Source code of charts
:::

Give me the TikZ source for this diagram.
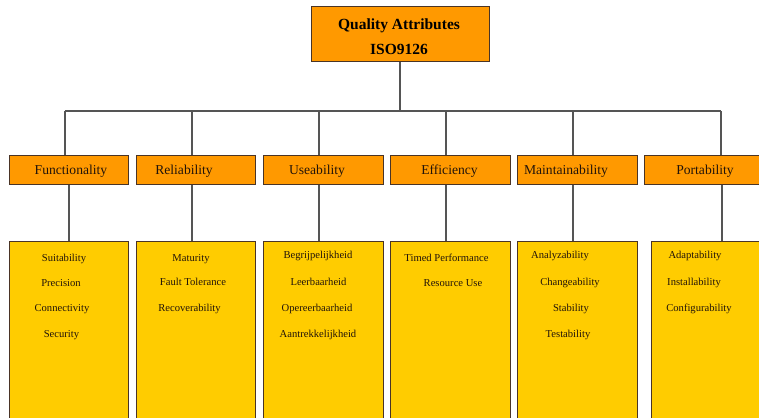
\documentclass[tikz,border=0pt]{standalone}
\usepackage{fontspec}
\setmainfont{Liberation Serif}
\usetikzlibrary{positioning}
\definecolor{topfill}{HTML}{FF9900}
\definecolor{subfill}{HTML}{FFCC00}
\definecolor{boxline}{HTML}{4A3426}
\definecolor{wirecol}{HTML}{555555}
\definecolor{inkcol}{HTML}{22140A}
\tikzset{
  attr/.style={draw=boxline, fill=topfill, line width=1pt, minimum height=29pt, inner sep=0pt},
  head/.style={text=inkcol, inner sep=0pt, text height=8pt, text depth=0pt, font=\fontsize{13.6}{15}\selectfont},
  sublist/.style={draw=boxline, fill=subfill, line width=1pt, inner sep=0pt, minimum height=200pt, anchor=north},
  item/.style={text=inkcol, inner sep=0pt, text height=9pt, text depth=0pt, font=\fontsize{10.6}{12}\selectfont},
  wire/.style={draw=wirecol, line width=1.1pt}
}

\begin{document}
\begin{tikzpicture}[x=1pt,y=-1pt]
                    \useasboundingbox (0,0) rectangle (759,417);
                    \clip (0,0) rectangle (759,417);
                    % root
                    \node[attr, minimum width=178pt, minimum height=55pt] (qa) at (400,34.5) {};
                    \node[align=center, inner sep=0pt, font=\bfseries\fontsize{15.5}{25}\selectfont] (qa-t) at (399,37) {Quality Attributes\\ISO9126};
                    \coordinate (busL) at (65,111);
                    \coordinate (busR) at (721,111);
                    \draw[wire] (qa.south) -- (qa.south |- busL);
                    \draw[wire] (busL) -- (busR);
                    % second row
                    \foreach \n/\c/\w in {fun/68.5/119, rel/195.5/119, use/323/120, eff/450/120, mai/577/120, por/707/126}
                        \node[attr, minimum width=\w pt] (\n) at (\c,169.5) {};
                    \foreach \n/\x/\t in {fun/71/Functionality, rel/184/Reliability, use/317/Useability,
                                          eff/449.5/Efficiency, mai/566/Maintainability, por/705/Portability}
                        \node[head] (\n-t) at (\x,170) {\t};
                    \foreach \n/\x in {fun/65, rel/192, use/319, eff/446, mai/573, por/721}
                        \draw[wire] (busL -| \x,0) -- (\n.north -| \x,0);
                    % lists
                    \foreach \n/\c/\w in {fun/68.5/119, rel/195.5/119, use/323/120, eff/450/120, mai/577/120, por/710.5/119}
                        \node[sublist, minimum width=\w pt] (\n-l) at (\c,241) {};
                    \foreach \n/\x in {fun/69, rel/192, use/319, eff/446, mai/573, por/722}
                        \draw[wire] (\n.south -| \x,0) -- (\n-l.north -| \x,0);
                    \foreach \n/\x/\y/\t in {suit/64/257/Suitability, prec/61/282/Precision, conn/62/307/Connectivity, secu/61.5/333/Security,
                                             matu/191/257/Maturity, faul/193/281/Fault Tolerance, reco/189.5/307/Recoverability,
                                             begr/318/254/Begrijpelijkheid, leer/318.5/281/Leerbaarheid, oper/317/307/Opereerbaarheid, aant/318/333/Aantrekkelijkheid,
                                             time/446.5/257/Timed Performance, reso/453/282/Resource Use,
                                             anal/560/254/Analyzability, chan/570/281/Changeability, stab/571/307/Stability, test/568/333/Testability,
                                             adap/695/254/Adaptability, inst/694/281/Installability, conf/699/307/Configurability}
                        \node[item] (\n) at (\x,\y) {\t};
                \end{tikzpicture}
\end{document}
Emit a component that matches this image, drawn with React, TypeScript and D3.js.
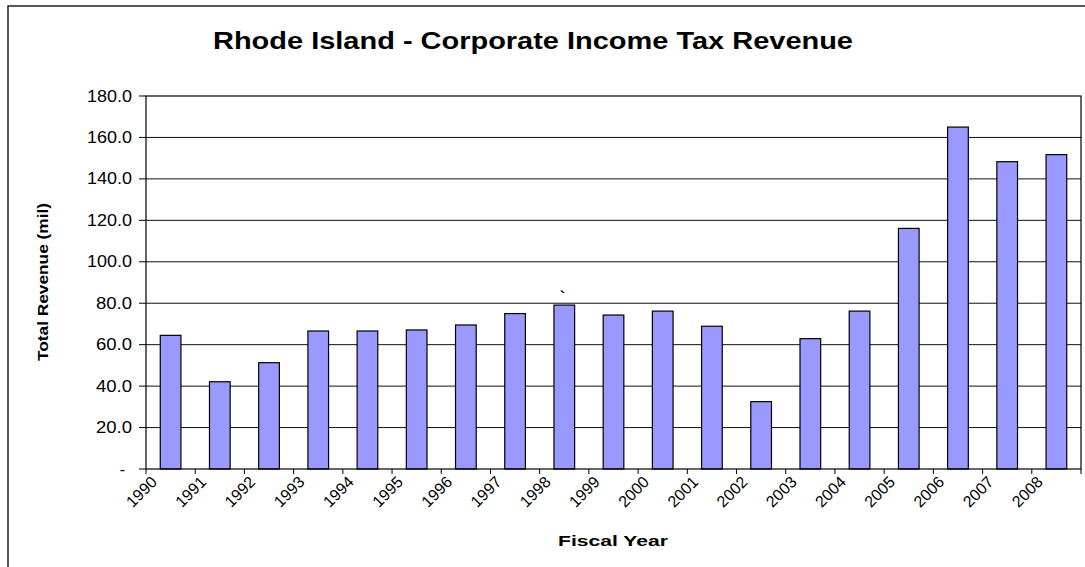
import React from "react";
import * as d3 from "d3";

const years = ["1990","1991","1992","1993","1994","1995","1996","1997","1998","1999","2000","2001","2002","2003","2004","2005","2006","2007","2008"];
const revenue = [64.5,42.1,51.3,66.6,66.6,67.1,69.5,75.0,79.1,74.3,76.2,68.9,32.5,62.9,76.2,116.1,165.0,148.3,151.7];
const yTicks = [0,20,40,60,80,100,120,140,160,180];
const dataLabels = ["","","","","","","","","`","","","","","","","","","",""];

const W = 1085, H = 567;
const M = { left: 146, right: 1081, top: 96, bottom: 469 };
const FONT = "'Liberation Sans', Arial, sans-serif";

export default function App() {
  const x = d3.scaleBand<string>().domain(years).range([M.left, M.right]).padding(0);
  const y = d3.scaleLinear().domain([0, 180]).range([M.bottom, M.top]);
  const step = x.step();
  const bw = step * 0.42;
  const fmt = (v: number) => (v === 0 ? "-" : d3.format(".1f")(v));
  return (
    <svg width={W} height={H} style={{ position: "absolute", left: 0, top: 0, background: "#fff" }}>
      <rect x={0} y={0} width={W} height={H} fill="#fff" />
      <rect x={8} y={6} width={W + 20} height={H + 20} fill="none" stroke="#222" strokeWidth={1.5} />
      <text x={533} y={49} textAnchor="middle" fontFamily={FONT} fontWeight="bold" fontSize={23} textLength={640} lengthAdjust="spacingAndGlyphs">
        Rhode Island - Corporate Income Tax Revenue
      </text>
      {yTicks.filter(t => t > 0 && t < 180).map(t => (
        <line key={"g" + t} x1={M.left} x2={M.right} y1={y(t)} y2={y(t)} stroke="#111" strokeWidth={1} />
      ))}
      {years.map((yr, i) => {
        const bx = (x(yr) as number) + (step - bw) / 2;
        return (
          <g key={yr}>
            <rect x={bx} y={y(revenue[i])} width={bw} height={M.bottom - y(revenue[i])} fill="#9999FF" stroke="#000" strokeWidth={1.2} />
            {dataLabels[i] && (
              <text x={bx + bw / 2 - 2} y={y(revenue[i]) - 2} textAnchor="middle" fontFamily={FONT} fontWeight="bold" fontSize={16}>{dataLabels[i]}</text>
            )}
          </g>
        );
      })}
      <rect x={M.left} y={M.top} width={M.right - M.left} height={M.bottom - M.top} fill="none" stroke="#000" strokeWidth={1.2} />
      {yTicks.map(t => (
        <g key={"y" + t}>
          <line x1={M.left - 7} x2={M.left} y1={y(t)} y2={y(t)} stroke="#000" />
          <text x={t === 0 ? M.left - 21 : M.left - 14} y={y(t) + 5.5} textAnchor="end" fontFamily={FONT} fontSize={16} textLength={t === 0 ? undefined : t >= 100 ? 45 : 36} lengthAdjust="spacingAndGlyphs">{fmt(t)}</text>
        </g>
      ))}
      {years.concat(["end"]).map((yr, i) => {
        const tx = M.left + i * step;
        return <line key={"xt" + i} x1={tx} x2={tx} y1={M.bottom} y2={M.bottom + 5} stroke="#000" />;
      })}
      {years.map((yr, i) => {
        const tx = (x(yr) as number) + 12;
        const ty = M.bottom + 14;
        return (
          <text key={"xl" + yr} x={tx} y={ty} textAnchor="end" transform={`rotate(-45 ${tx} ${ty})`} fontFamily={FONT} fontSize={16}>{yr}</text>
        );
      })}
      <text x={613} y={546} textAnchor="middle" fontFamily={FONT} fontWeight="bold" fontSize={15} textLength={110} lengthAdjust="spacingAndGlyphs">Fiscal Year</text>
      <text transform={`translate(48 282) rotate(-90)`} textAnchor="middle" fontFamily={FONT} fontWeight="bold" fontSize={15} textLength={158} lengthAdjust="spacingAndGlyphs">Total Revenue (mil)</text>
    </svg>
  );
}
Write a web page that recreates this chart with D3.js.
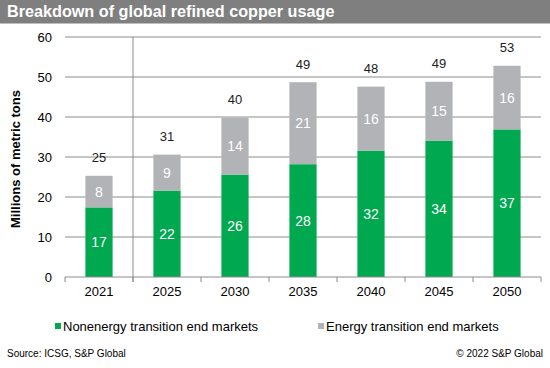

:::

PROBLEM REQUIREMENTS:
Do not include the images; transcribe the rest of the listing exactly.

EXERCISE SOLUTION:
Give me the TikZ source for this diagram.
\documentclass[tikz,border=0pt]{standalone}
\usepackage{fontspec}
\setmainfont{Liberation Serif}
\usetikzlibrary{positioning}
\definecolor{topfill}{HTML}{FF9900}
\definecolor{subfill}{HTML}{FFCC00}
\definecolor{boxline}{HTML}{4A3426}
\definecolor{wirecol}{HTML}{555555}
\definecolor{inkcol}{HTML}{22140A}
\tikzset{
  attr/.style={draw=boxline, fill=topfill, line width=1pt, minimum height=29pt, inner sep=0pt},
  head/.style={text=inkcol, inner sep=0pt, text height=8pt, text depth=0pt, font=\fontsize{13.6}{15}\selectfont},
  sublist/.style={draw=boxline, fill=subfill, line width=1pt, inner sep=0pt, minimum height=200pt, anchor=north},
  item/.style={text=inkcol, inner sep=0pt, text height=9pt, text depth=0pt, font=\fontsize{10.6}{12}\selectfont},
  wire/.style={draw=wirecol, line width=1.1pt}
}

\begin{document}
\begin{tikzpicture}[x=1pt,y=-1pt]
                    \useasboundingbox (0,0) rectangle (759,417);
                    \clip (0,0) rectangle (759,417);
                    % root
                    \node[attr, minimum width=178pt, minimum height=55pt] (qa) at (400,34.5) {};
                    \node[align=center, inner sep=0pt, font=\bfseries\fontsize{15.5}{25}\selectfont] (qa-t) at (399,37) {Quality Attributes\\ISO9126};
                    \coordinate (busL) at (65,111);
                    \coordinate (busR) at (721,111);
                    \draw[wire] (qa.south) -- (qa.south |- busL);
                    \draw[wire] (busL) -- (busR);
                    % second row
                    \foreach \n/\c/\w in {fun/68.5/119, rel/195.5/119, use/323/120, eff/450/120, mai/577/120, por/707/126}
                        \node[attr, minimum width=\w pt] (\n) at (\c,169.5) {};
                    \foreach \n/\x/\t in {fun/71/Functionality, rel/184/Reliability, use/317/Useability,
                                          eff/449.5/Efficiency, mai/566/Maintainability, por/705/Portability}
                        \node[head] (\n-t) at (\x,170) {\t};
                    \foreach \n/\x in {fun/65, rel/192, use/319, eff/446, mai/573, por/721}
                        \draw[wire] (busL -| \x,0) -- (\n.north -| \x,0);
                    % lists
                    \foreach \n/\c/\w in {fun/68.5/119, rel/195.5/119, use/323/120, eff/450/120, mai/577/120, por/710.5/119}
                        \node[sublist, minimum width=\w pt] (\n-l) at (\c,241) {};
                    \foreach \n/\x in {fun/69, rel/192, use/319, eff/446, mai/573, por/722}
                        \draw[wire] (\n.south -| \x,0) -- (\n-l.north -| \x,0);
                    \foreach \n/\x/\y/\t in {suit/64/257/Suitability, prec/61/282/Precision, conn/62/307/Connectivity, secu/61.5/333/Security,
                                             matu/191/257/Maturity, faul/193/281/Fault Tolerance, reco/189.5/307/Recoverability,
                                             begr/318/254/Begrijpelijkheid, leer/318.5/281/Leerbaarheid, oper/317/307/Opereerbaarheid, aant/318/333/Aantrekkelijkheid,
                                             time/446.5/257/Timed Performance, reso/453/282/Resource Use,
                                             anal/560/254/Analyzability, chan/570/281/Changeability, stab/571/307/Stability, test/568/333/Testability,
                                             adap/695/254/Adaptability, inst/694/281/Installability, conf/699/307/Configurability}
                        \node[item] (\n) at (\x,\y) {\t};
                \end{tikzpicture}
\end{document}
Emit a component that matches this image, drawn with React, TypeScript and D3.js.
import React from "react";
import * as d3 from "d3";

const years = ["1990","1991","1992","1993","1994","1995","1996","1997","1998","1999","2000","2001","2002","2003","2004","2005","2006","2007","2008"];
const revenue = [64.5,42.1,51.3,66.6,66.6,67.1,69.5,75.0,79.1,74.3,76.2,68.9,32.5,62.9,76.2,116.1,165.0,148.3,151.7];
const yTicks = [0,20,40,60,80,100,120,140,160,180];
const dataLabels = ["","","","","","","","","`","","","","","","","","","",""];

const W = 1085, H = 567;
const M = { left: 146, right: 1081, top: 96, bottom: 469 };
const FONT = "'Liberation Sans', Arial, sans-serif";

export default function App() {
  const x = d3.scaleBand<string>().domain(years).range([M.left, M.right]).padding(0);
  const y = d3.scaleLinear().domain([0, 180]).range([M.bottom, M.top]);
  const step = x.step();
  const bw = step * 0.42;
  const fmt = (v: number) => (v === 0 ? "-" : d3.format(".1f")(v));
  return (
    <svg width={W} height={H} style={{ position: "absolute", left: 0, top: 0, background: "#fff" }}>
      <rect x={0} y={0} width={W} height={H} fill="#fff" />
      <rect x={8} y={6} width={W + 20} height={H + 20} fill="none" stroke="#222" strokeWidth={1.5} />
      <text x={533} y={49} textAnchor="middle" fontFamily={FONT} fontWeight="bold" fontSize={23} textLength={640} lengthAdjust="spacingAndGlyphs">
        Rhode Island - Corporate Income Tax Revenue
      </text>
      {yTicks.filter(t => t > 0 && t < 180).map(t => (
        <line key={"g" + t} x1={M.left} x2={M.right} y1={y(t)} y2={y(t)} stroke="#111" strokeWidth={1} />
      ))}
      {years.map((yr, i) => {
        const bx = (x(yr) as number) + (step - bw) / 2;
        return (
          <g key={yr}>
            <rect x={bx} y={y(revenue[i])} width={bw} height={M.bottom - y(revenue[i])} fill="#9999FF" stroke="#000" strokeWidth={1.2} />
            {dataLabels[i] && (
              <text x={bx + bw / 2 - 2} y={y(revenue[i]) - 2} textAnchor="middle" fontFamily={FONT} fontWeight="bold" fontSize={16}>{dataLabels[i]}</text>
            )}
          </g>
        );
      })}
      <rect x={M.left} y={M.top} width={M.right - M.left} height={M.bottom - M.top} fill="none" stroke="#000" strokeWidth={1.2} />
      {yTicks.map(t => (
        <g key={"y" + t}>
          <line x1={M.left - 7} x2={M.left} y1={y(t)} y2={y(t)} stroke="#000" />
          <text x={t === 0 ? M.left - 21 : M.left - 14} y={y(t) + 5.5} textAnchor="end" fontFamily={FONT} fontSize={16} textLength={t === 0 ? undefined : t >= 100 ? 45 : 36} lengthAdjust="spacingAndGlyphs">{fmt(t)}</text>
        </g>
      ))}
      {years.concat(["end"]).map((yr, i) => {
        const tx = M.left + i * step;
        return <line key={"xt" + i} x1={tx} x2={tx} y1={M.bottom} y2={M.bottom + 5} stroke="#000" />;
      })}
      {years.map((yr, i) => {
        const tx = (x(yr) as number) + 12;
        const ty = M.bottom + 14;
        return (
          <text key={"xl" + yr} x={tx} y={ty} textAnchor="end" transform={`rotate(-45 ${tx} ${ty})`} fontFamily={FONT} fontSize={16}>{yr}</text>
        );
      })}
      <text x={613} y={546} textAnchor="middle" fontFamily={FONT} fontWeight="bold" fontSize={15} textLength={110} lengthAdjust="spacingAndGlyphs">Fiscal Year</text>
      <text transform={`translate(48 282) rotate(-90)`} textAnchor="middle" fontFamily={FONT} fontWeight="bold" fontSize={15} textLength={158} lengthAdjust="spacingAndGlyphs">Total Revenue (mil)</text>
    </svg>
  );
}
Write a web page that recreates this chart with D3.js.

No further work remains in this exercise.